If the Alexander Palace is deemed small, that is only by Russian standards.  Its square footage exceeds that of Buckingham Palace.  But Nicholas and his family used relatively little of its floor space for their own private purposes, choosing a wing of the palace that its original designer thought of mainly as overflow space.  The wing they renovated into their personal home certainly was never intended to house the monarch, placed as it was closest to the street and, at least in the original layout, cut off from the palace's main rooms by the concert hall.  Also, the only rooms that accorded any privacy in that wing of the palace (by looking away from the entry courts) had a southwestern exposure which, in the era before air conditioning, was exactly where an architect would not have placed primary living spaces in a summer residence.

Many people do not realize that the family spent large amounts of time at the New Palace that Nicholas built at Peterhof, even when the court calendar showed him in official residence at the Alexander Palace.  The New Palace looks far more like the home of a prosperous industrialist of that era than a royal palace.  And everything about the New Palace and the private wing of the Alexander Palace -- their layouts, their decor, the store-bought furniture, the domestic clutter, the shared bedrooms -- indicate a deep craving on the part of Nicholas and Alexandra for domesticity.  In many ways, I think the New Palace was Nicholas and Alexandra's equivalent of George V's York Cottage.

I'm not so sure that it was the royal sisters Alexandra and Marie who instilled this sense of domesticity in their sons.  Marie Feodorovna loved pomp, elegant society, and stately surroundings.  It was at the insistence of her husband that she raised her family largely in the garret rooms of Gatchina, where the quasi-military tastes for simple food, camp beds, and cozy chambers could more readily be instilled in the children against a suitable physical backdrop.

Of the Romanov-era Russian rulers, I think the only ones who really had a taste for pomp and splendor in private life were Elizabeth, Catherine II, and Alexander I.  When one really catalogs the structures erected or chosen as venues for private life by the others, one finds a long list of cottages, retreats, private kitchens and gardens (Nicholas I cooked many of his own meals in a basement at the Alexander Palace and did much of the spring and summer gardening himself).
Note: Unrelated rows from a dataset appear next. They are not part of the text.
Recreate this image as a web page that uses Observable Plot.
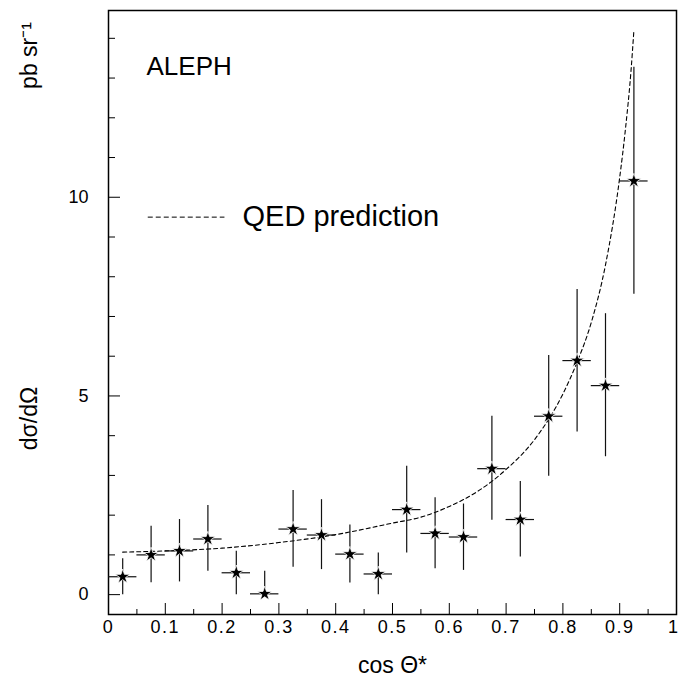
<!DOCTYPE html>
<html>
<head>
<meta charset="utf-8">
<script src="https://cdn.jsdelivr.net/npm/d3@7"></script>
<script src="https://cdn.jsdelivr.net/npm/@observablehq/plot@0.6"></script>
<style>
  html, body { margin: 0; padding: 0; background: #fff; }
  #chart svg { display: block; }
  #chart g[aria-label="x-axis tick label"] text { letter-spacing: 1.5px; }
</style>
</head>
<body>
<div id="chart"></div>
<script>
// Measured points: bin centres in cos Θ*, value and error-bar ends (pb/sr)
const cosCentres = [0.025,0.075,0.125,0.175,0.225,0.275,0.325,0.375,0.425,0.475,0.525,0.575,0.625,0.675,0.725,0.775,0.825,0.875,0.925];
const sigma      = [0.45,1.00,1.10,1.40,0.55,0.02,1.65,1.50,1.02,0.52,2.14,1.54,1.45,3.17,1.89,4.49,5.89,5.26,10.41];
const sigmaLow   = [0.00,0.30,0.32,0.59,0.00,0.00,0.69,0.63,0.29,0.00,1.05,0.65,0.61,1.87,0.95,2.98,4.09,3.47,7.56];
const sigmaHigh  = [0.90,1.72,1.89,2.24,1.09,0.59,2.62,2.39,1.75,1.05,3.23,2.44,2.28,4.49,2.85,6.02,7.68,7.07,13.27];
const binHalfWidth = 0.025;

// QED prediction curve
const qedCos   = [0.025,0.1,0.2,0.3,0.4,0.5,0.55,0.6,0.65,0.7,0.75,0.8,0.825,0.85,0.875,0.9,0.91,0.92,0.925];
const qedSigma = [1.07,1.10,1.17,1.31,1.51,1.80,1.95,2.22,2.60,3.15,3.90,5.05,5.85,6.85,8.30,10.5,11.7,13.2,14.2];

// Axis ticks
const xMajorTicks = [0,0.1,0.2,0.3,0.4,0.5,0.6,0.7,0.8,0.9];
const xEndTick = [1];
const xMinorTicks = [0.05,0.15,0.25,0.35,0.45,0.55,0.65,0.75,0.85,0.95];
const yMajorTicks = [0,5,10];
const yMinorTicks = [1,2,3,4,6,7,8,9,11,12,13,14];

const points = cosCentres.map((c, i) => ({c, s: sigma[i], lo: sigmaLow[i], hi: sigmaHigh[i]}));
const qed = qedCos.map((c, i) => ({c, s: qedSigma[i]}));

const font = "'Liberation Sans', Helvetica, Arial, sans-serif";
const fmtX = d => d === 0 ? "0" : d === 1 ? "1" : d3.format(".1f")(d);

const chart = Plot.plot({
  width: 678,
  height: 681,
  marginLeft: 108,
  marginRight: 2,
  marginTop: 10,
  marginBottom: 67,
  style: {fontFamily: font, fontSize: "18px", background: "#fff", color: "#000"},
  x: {domain: [0, 1]},
  y: {domain: [-0.5, 14.7]},
  marks: [
    Plot.frame({stroke: "#000", strokeWidth: 1.5}),
    // axes with inward ticks
    Plot.axisX({ticks: xMajorTicks, tickSize: -11, tickPadding: 17, fontSize: 18, tickFormat: fmtX, label: null}),
    Plot.axisX({ticks: xEndTick, tickSize: -11, tickPadding: 17, fontSize: 18, tickFormat: fmtX, textAnchor: "end", dx: 3, label: null}),
    Plot.axisX({ticks: xMinorTicks, tickSize: -5, tickFormat: () => "", label: null}),
    Plot.axisY({ticks: yMajorTicks, tickSize: -12, tickPadding: 32, fontSize: 18, tickFormat: d => String(d), label: null}),
    Plot.axisY({ticks: yMinorTicks, tickSize: -7, tickFormat: () => "", label: null}),
    // QED prediction
    Plot.line(qed, {x: "c", y: "s", curve: "monotone-x", stroke: "#000", strokeWidth: 1.1, strokeDasharray: "4,3"}),
    // error bars
    Plot.ruleX(points, {x: "c", y1: "lo", y2: "hi", stroke: "#111", strokeWidth: 1.2}),
    Plot.ruleY(points, {y: "s", x1: d => d.c - binHalfWidth, x2: d => d.c + binHalfWidth, stroke: "#111", strokeWidth: 1.2}),
    Plot.dot(points, {x: "c", y: "s", symbol: "star", r: 4.6, fill: "#000", stroke: "#fff", strokeWidth: 0.8}),
    // annotations
    Plot.text(["ALEPH"], {frameAnchor: "top-left", dx: 38, dy: 56, fontSize: 26, textAnchor: "start", lineAnchor: "middle", fill: "#000"}),
    Plot.ruleY([0], {y: () => 9.5, x1: () => 0.07, x2: () => 0.205, stroke: "#000", strokeWidth: 1, strokeDasharray: "5,3"}),
    Plot.text(["QED prediction"], {x: () => 0.236, y: () => 9.5, fontSize: 29, textAnchor: "start", lineAnchor: "middle", fill: "#000"}),
    Plot.text(["cos Θ*"], {frameAnchor: "bottom", dy: 51, fontSize: 23, textAnchor: "middle", lineAnchor: "middle", fill: "#000"}),
    Plot.text(["dσ/dΩ"], {frameAnchor: "left", dx: -79, dy: 106, rotate: -90, fontSize: 23, textAnchor: "middle", lineAnchor: "middle", fill: "#000"}),
    Plot.text(["pb sr⁻¹"], {frameAnchor: "top-left", dx: -79, dy: 45, rotate: -90, fontSize: 23, textAnchor: "middle", lineAnchor: "middle", fill: "#000"})
  ]
});
document.getElementById("chart").appendChild(chart);
</script>
</body>
</html>
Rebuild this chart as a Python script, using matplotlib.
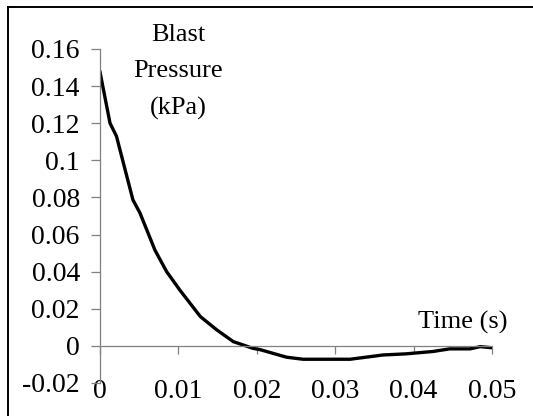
import matplotlib
matplotlib.use('Agg')
import matplotlib.pyplot as plt
from matplotlib.lines import Line2D

# blast pressure curve
time_s = [0.0, 0.00128, 0.0021, 0.0032, 0.0042, 0.0051, 0.007, 0.0085, 0.0102,
          0.0128, 0.0149, 0.017, 0.0195, 0.0204, 0.0238, 0.0259, 0.0319, 0.0361,
          0.039, 0.0425, 0.0446, 0.0472, 0.0485, 0.05]
pressure_kpa = [0.1476, 0.120, 0.113, 0.095, 0.0787, 0.0716, 0.0517, 0.040, 0.030,
                0.0158, 0.0086, 0.0023, -0.0013, -0.002, -0.0061, -0.0072, -0.0072,
                -0.0049, -0.0043, -0.003, -0.0016, -0.0016, -0.0004, -0.001]

xticks = [0, 0.01, 0.02, 0.03, 0.04, 0.05]
yticks = [-0.02, 0, 0.02, 0.04, 0.06, 0.08, 0.1, 0.12, 0.14, 0.16]

plt.rcParams['font.family'] = ['Liberation Serif', 'DejaVu Serif']
plt.rcParams['axes.unicode_minus'] = False
fs = 19
tick_fs = 20

fig = plt.figure(figsize=(5.33, 4.16), dpi=100)
ax = fig.add_axes([100/533, 33/416, 392/533, 334/416])

ax.plot(time_s, pressure_kpa, color='black', lw=2.4, solid_joinstyle='miter')

ax.set_xlim(0, 0.05)
ax.set_ylim(-0.02, 0.16)
ax.set_xticks(xticks)
ax.set_yticks(yticks)
fmt = matplotlib.ticker.FuncFormatter(lambda v, p: '{:g}'.format(round(v, 4)))
ax.xaxis.set_major_formatter(fmt)
ax.yaxis.set_major_formatter(fmt)

for s in ['top', 'right']:
    ax.spines[s].set_visible(False)
ax.spines['bottom'].set_position(('data', 0))
ax.spines['left'].set_position(('data', 0))
for s in ['bottom', 'left']:
    ax.spines[s].set_color('#808080')
    ax.spines[s].set_linewidth(0.9)

ax.tick_params(axis='y', direction='out', length=6.5, width=0.9, color='#808080',
               labelsize=tick_fs, pad=8)
ax.tick_params(axis='x', direction='out', length=6, width=0.9, color='#808080',
               labelsize=tick_fs, pad=18)
ax.patch.set_visible(False)

fig.text(178/533, 1 - 72/416, 'Blast\nPressure\n(kPa)', ha='center', va='center',
         fontsize=fs, linespacing=1.85)
fig.text(463/533, 1 - 322/416, 'Time (s)', ha='center', va='center', fontsize=fs)

# chart border (only left and top visible in the crop)
fig.add_artist(Line2D([7.5/533, 7.5/533], [0, 1 - 7/416], transform=fig.transFigure,
                      color='black', lw=1.4))
fig.add_artist(Line2D([7.5/533, 1], [1 - 7/416, 1 - 7/416], transform=fig.transFigure,
                      color='black', lw=1.4))

fig.savefig('out.png', dpi=100)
I think the closest a modern thinker can get to understanding how monarchs viewed their palaces is to think of how a CEO of a large corporation today views his corporate headquarters:  a showcase for the company's power and prestige, a workspace for his extended staff, a venue for board meetings and corporate events, a place where he keeps an apartment or a grounds house for convenience and easy access to corporate services . . . and a place where, like it or not, he has to spend an enormous amount of his time to maintain his grip on power.